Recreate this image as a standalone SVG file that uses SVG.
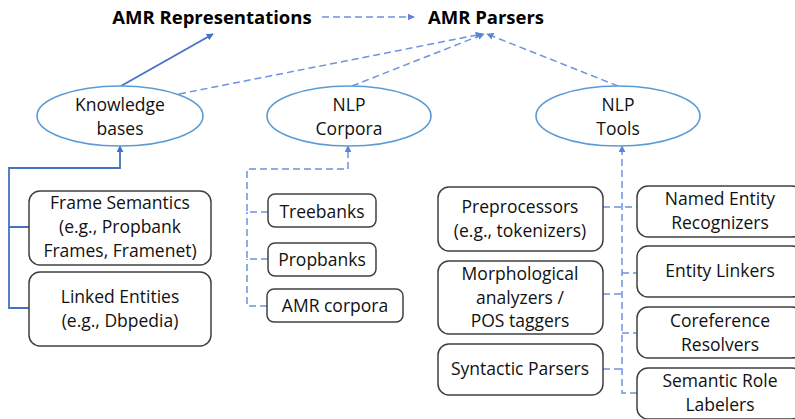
<svg xmlns="http://www.w3.org/2000/svg" width="795" height="419" viewBox="0 0 795 419">
<defs>
<marker id="ah" viewBox="0 0 10 10" refX="9" refY="5" markerWidth="7" markerHeight="7" markerUnits="userSpaceOnUse" orient="auto">
<path d="M0,0 L10,5 L0,10 z" fill="#4472C4"/>
</marker>
<marker id="ahd" viewBox="0 0 10 10" refX="9" refY="5" markerWidth="7" markerHeight="7" markerUnits="userSpaceOnUse" orient="auto">
<path d="M0,0 L10,5 L0,10 z" fill="#5B84D6"/>
</marker>
</defs>
<style>
text{font-family:"Open Sans","Noto Sans","Liberation Sans",sans-serif;fill:#111;text-anchor:middle;font-size:17.5px}
.title{font-weight:bold;font-size:18.5px;fill:#000}
.ell{fill:#fff;stroke:#5B9BD5;stroke-width:1.6}
.box{fill:#fff;stroke:#404040;stroke-width:1.5}
.solid{fill:none;stroke:#4472C4;stroke-width:1.8}
.dash{fill:none;stroke:#6F93DE;stroke-width:1.5;stroke-dasharray:7 4}
</style>
<rect width="795" height="419" fill="#fff"/>
<g id="connectors">
<line class="dash" x1="322" y1="17" x2="414" y2="17" marker-end="url(#ahd)"/>
<line class="solid" x1="121" y1="86" x2="213" y2="34" marker-end="url(#ah)"/>
<line class="dash" x1="179" y1="94" x2="482" y2="34" marker-end="url(#ahd)"/>
<line class="dash" x1="352" y1="86" x2="484" y2="34" marker-end="url(#ahd)"/>
<line class="dash" x1="618" y1="86" x2="487" y2="34" marker-end="url(#ahd)"/>
<polyline class="solid" points="29,227 9,227 9,168 120,168 120,146" marker-end="url(#ah)"/>
<polyline class="solid" points="29,308 9,308 9,227"/>
<polyline class="dash" points="268,212 247,212 247,169 348,169 348,146" marker-end="url(#ahd)"/>
<polyline class="dash" points="268,259 247,259 247,212"/>
<polyline class="dash" points="267,306 247,306 247,259"/>
<polyline class="dash" points="637,393 622,393 622,146" marker-end="url(#ahd)"/>
<line class="dash" x1="603" y1="207" x2="637" y2="207"/>
<line class="dash" x1="603" y1="294" x2="622" y2="294"/>
<line class="dash" x1="603" y1="369" x2="622" y2="369"/>
<line class="dash" x1="622" y1="273" x2="637" y2="273"/>
<line class="dash" x1="622" y1="333" x2="637" y2="333"/>
</g>
<g id="amr-representations"><text class="title" x="212" y="24">AMR Representations</text></g>
<g id="amr-parsers"><text class="title" x="486" y="24">AMR Parsers</text></g>
<g id="knowledge-bases">
<ellipse class="ell" cx="120" cy="116" rx="83" ry="30"/>
<text x="120" y="111">Knowledge</text><text x="120" y="135">bases</text>
</g>
<g id="nlp-corpora">
<ellipse class="ell" cx="349" cy="116" rx="82" ry="30"/>
<text x="349" y="111">NLP</text><text x="349" y="135">Corpora</text>
</g>
<g id="nlp-tools">
<ellipse class="ell" cx="618" cy="116" rx="82" ry="30"/>
<text x="618" y="111">NLP</text><text x="618" y="135">Tools</text>
</g>
<g id="frame-semantics">
<rect class="box" x="29" y="191" width="182" height="74" rx="11"/>
<text x="120" y="209">Frame Semantics</text><text x="120" y="233">(e.g., Propbank</text><text x="120" y="257">Frames, Framenet)</text>
</g>
<g id="linked-entities">
<rect class="box" x="29" y="272" width="182" height="74" rx="11"/>
<text x="120" y="303">Linked Entities</text><text x="120" y="327">(e.g., Dbpedia)</text>
</g>
<g id="treebanks">
<rect class="box" x="268" y="194" width="108" height="33" rx="7"/>
<text x="322" y="218">Treebanks</text>
</g>
<g id="propbanks">
<rect class="box" x="268" y="243" width="108" height="33" rx="7"/>
<text x="322" y="266">Propbanks</text>
</g>
<g id="amr-corpora">
<rect class="box" x="267" y="289" width="136" height="33" rx="7"/>
<text x="335" y="312">AMR corpora</text>
</g>
<g id="preprocessors">
<rect class="box" x="438" y="187" width="165" height="64" rx="11"/>
<text x="520" y="213">Preprocessors</text><text x="520" y="237">(e.g., tokenizers)</text>
</g>
<g id="morphological">
<rect class="box" x="438" y="261" width="165" height="73" rx="11"/>
<text x="520" y="280">Morphological</text><text x="520" y="304">analyzers /</text><text x="520" y="327">POS taggers</text>
</g>
<g id="syntactic-parsers">
<rect class="box" x="438" y="344" width="165" height="51" rx="11"/>
<text x="520" y="375">Syntactic Parsers</text>
</g>
<g id="named-entity">
<rect class="box" x="637" y="186" width="166" height="51" rx="11"/>
<text x="720" y="205">Named Entity</text><text x="720" y="229">Recognizers</text>
</g>
<g id="entity-linkers">
<rect class="box" x="637" y="246" width="166" height="51" rx="11"/>
<text x="720" y="277">Entity Linkers</text>
</g>
<g id="coreference">
<rect class="box" x="637" y="307" width="166" height="51" rx="11"/>
<text x="720" y="327">Coreference</text><text x="720" y="351">Resolvers</text>
</g>
<g id="semantic-role">
<rect class="box" x="637" y="368" width="166" height="51" rx="11"/>
<text x="720" y="387">Semantic Role</text><text x="720" y="411">Labelers</text>
</g>
</svg>
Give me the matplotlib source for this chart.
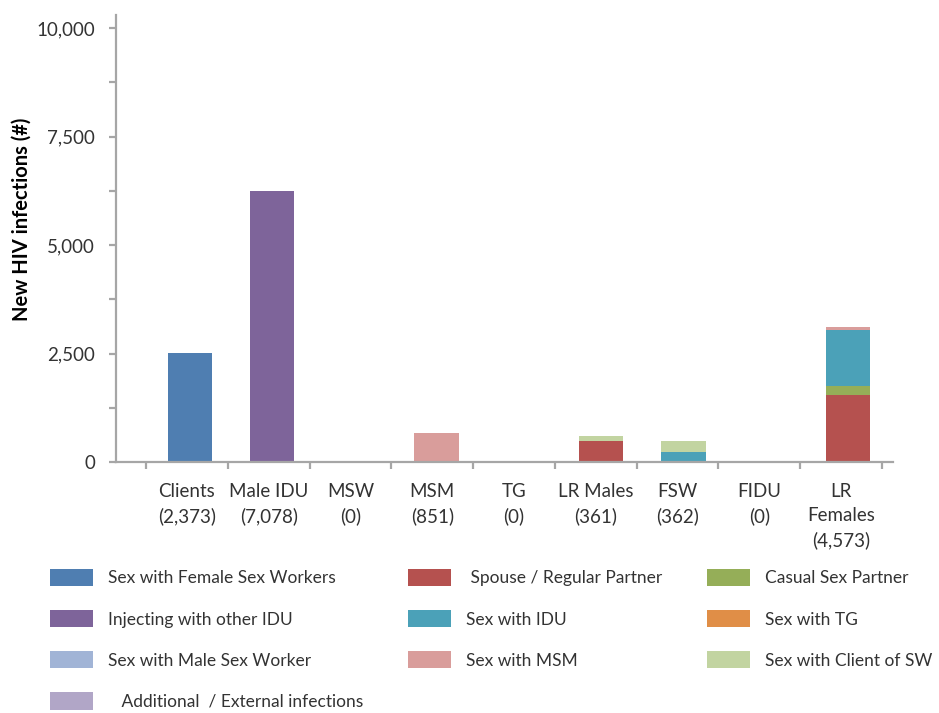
import numpy as np
import matplotlib
matplotlib.use("Agg")
import matplotlib.pyplot as plt
from matplotlib.patches import Patch
from matplotlib.ticker import MultipleLocator, FixedLocator, FuncFormatter

# categories along the x axis
categories = ["Clients\n(2,373)", "Male IDU\n(7,078)", "MSW\n(0)", "MSM\n(851)", "TG\n(0)",
              "LR Males\n(361)", "FSW\n(362)", "FIDU\n(0)", "LR\nFemales\n(4,573)"]

# stacked components, bottom to top (legend order)
components = ["Sex with Female Sex Workers", " Spouse / Regular Partner", "Casual Sex Partner",
              "Injecting with other IDU", "Sex with IDU", "Sex with TG",
              "Sex with Male Sex Worker", "Sex with MSM", "Sex with Client of SW",
              "   Additional  / External infections"]
colors = ["#4f7eb1", "#b5514f", "#95ae58", "#7e649a", "#4ba1b8", "#e08e47",
          "#a1b4d6", "#d99d9b", "#c2d4a1", "#b1a6c7"]

sex_fsw     = [2510, 0, 0, 0, 0, 0, 0, 0, 0]
spouse      = [0, 0, 0, 0, 0, 480, 0, 0, 1545]
casual      = [0, 0, 0, 0, 0, 0, 0, 0, 205]
inject_idu  = [0, 6240, 0, 0, 0, 0, 0, 0, 0]
sex_idu     = [0, 0, 0, 0, 0, 0, 230, 0, 1290]
sex_tg      = [0, 0, 0, 0, 0, 0, 0, 0, 0]
sex_msw     = [0, 0, 0, 0, 0, 0, 0, 0, 0]
sex_msm     = [0, 0, 0, 670, 0, 0, 0, 0, 70]
client_sw   = [0, 0, 0, 0, 0, 115, 250, 0, 0]
additional  = [0, 0, 0, 0, 0, 0, 0, 0, 0]

series = [sex_fsw, spouse, casual, inject_idu, sex_idu, sex_tg,
          sex_msw, sex_msm, client_sw, additional]

font = "Lato"
plt.rcParams["font.family"] = [font, "DejaVu Sans"]

fig = plt.figure(figsize=(9.39, 7.13), dpi=100)
W, H = 939, 713
ax = fig.add_axes([116 / W, (H - 462) / H, (893 - 116) / W, (462 - 15) / H])

x = np.arange(len(categories))
bottom = np.zeros(len(categories))
handles = []
for vals, lab, col in zip(series, components, colors):
    vals = np.array(vals, dtype=float)
    ax.bar(x, vals, width=0.54, bottom=bottom, color=col, linewidth=0)
    bottom += vals
    handles.append(Patch(facecolor=col, edgecolor="none", label=lab))

ax.set_xlim(-0.90, 8.55)
ax.set_ylim(0, 10300)

for s in ["top", "right"]:
    ax.spines[s].set_visible(False)
for s in ["left", "bottom"]:
    ax.spines[s].set_color("#a6a6a6")
    ax.spines[s].set_linewidth(1.6)

# x: boundaries as minor ticks, labels centered between them
bounds = [-0.535 + k * 0.9945 for k in range(10)]
centers = [(bounds[k] + bounds[k + 1]) / 2 for k in range(9)]
ax.xaxis.set_major_locator(FixedLocator(centers))
ax.set_xticklabels(categories)
ax.xaxis.set_minor_locator(FixedLocator(bounds))
ax.tick_params(axis="x", which="major", length=0, pad=15, labelsize=13.5, labelcolor="#333333")
ax.tick_params(axis="x", which="minor", length=5, width=1.6, color="#a6a6a6",
               direction="out", pad=0)
for t in ax.get_xticklabels():
    t.set_linespacing(1.5)

# y ticks
ax.yaxis.set_major_locator(MultipleLocator(2500))
ax.yaxis.set_minor_locator(MultipleLocator(1250))
ax.yaxis.set_major_formatter(FuncFormatter(lambda v, p: f"{int(v):,}"))
ax.tick_params(axis="y", which="both", length=5, width=1.6, color="#a6a6a6",
               direction="out")
ax.tick_params(axis="y", which="major", pad=10, labelsize=13.5, labelcolor="#333333")

ax.set_ylabel("New HIV infections (#)", fontsize=14.5, fontweight="bold", color="black")
ax.yaxis.set_label_coords(-0.108, 0.542)

# legend laid out row by row like the original (column-major fill)
order = [0, 3, 6, 9, 1, 4, 7, 2, 5, 8]
leg = fig.legend([handles[i] for i in order], [components[i] for i in order],
                 loc="upper left", bbox_to_anchor=(50 / W, 1 - 569 / H),
                 ncol=3, frameon=False, fontsize=12.5,
                 handlelength=2.47, handleheight=1.15, handletextpad=0.86,
                 labelspacing=1.36, columnspacing=2.6, borderpad=0, borderaxespad=0)
for t in leg.get_texts():
    t.set_color("#333333")

fig.savefig("out.png", dpi=100)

__WHAT YOU HAVE TO DO__:
Skip the pictures and repeat, word for word, the lines from the one containing "Give me the matplotlib source for this chart." to the one containing "from matplotlib.ticker import", keeping both of those lines.

__FINISHED EXERCISE__:
Give me the matplotlib source for this chart.
import numpy as np
import matplotlib
matplotlib.use("Agg")
import matplotlib.pyplot as plt
from matplotlib.patches import Patch
from matplotlib.ticker import MultipleLocator, FixedLocator, FuncFormatter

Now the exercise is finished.